Volatility is not the luxury commodity that it was back in 1987 when Napalm Death released their seminal work Scum. In fact, the metal ecosphere is so replete with bands drawing on chaos and frenzy that it’s become near impossible to work out if there’s any decent and original rendition of savagery being reflected in music anymore. Luckily, 25 years since they erupted in a sludge of groove and sickening fast riffs, Napalm Death are still outdistancing any other band that care to try and match them in extremity.
Utilitarian, the band’s fifteenth studio album, isn’t so much a rendition of past triumphs, but instead is a demonstration of the ease with which these veterans can slap layers of fresh gristle and skin over a trusted skeleton. Of course we aren’t wandering far beyond the Napalm Death trademarks here; Barney Greenway still gets his vocal tutelage direct from Old Hob himself, the guitars are a blend of punky guttural roars and straight-up thrash, and the songs inhabit a place between misanthropy and, well, more misanthropy. While these might be tenets read straight from the Napalm Death gospel, Utilitarian sounds like it maintains no sense of entitlement. This is an album of consistently brilliant tracks, fuelled by some bloodthirsty entity breathing down the neck of the musically indistinguishable and apathetic.
The album prepares to take you apart piece by piece; ‘Errors in the Signals’ is a jarring beast filled with Barney and Mitch Harris’ competing vocals and the lurching chorus berating the detachment of a human within its society. ‘The Wolf I Feed’ is a different thing altogether, but sees Barney actually taking a shot at singing and inducing an atmosphere saturated with unease. Alternatively, the insanity of the screeching saxophone that appears on the record marks Napalm Death’s ability to dally with unnatural musical forces and is a reminder of how metal is so much more than just a riff on the pentatonic scale. However, album highlight has to come from the bolshie ‘Analysis Paralysis’ because of its relentless and sadistic pace that showcases the kind of unrelenting thrash that Napalm Death wield so ably to this day. It’s insatiably fast and heaped with mounds of satisfaction.
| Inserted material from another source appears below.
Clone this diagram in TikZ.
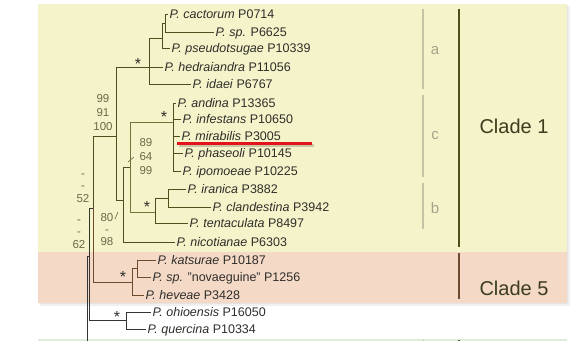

Napalm Death have used this album to once again demonstrate that they can cut through the crap and get to brutality in a way that others struggle to. It’s no small effort to have released such a wealth of music over the last twenty years and still produce an album that sits right on top of the pile; this is vital music that represents the timeless savagery of all the best bits of metal.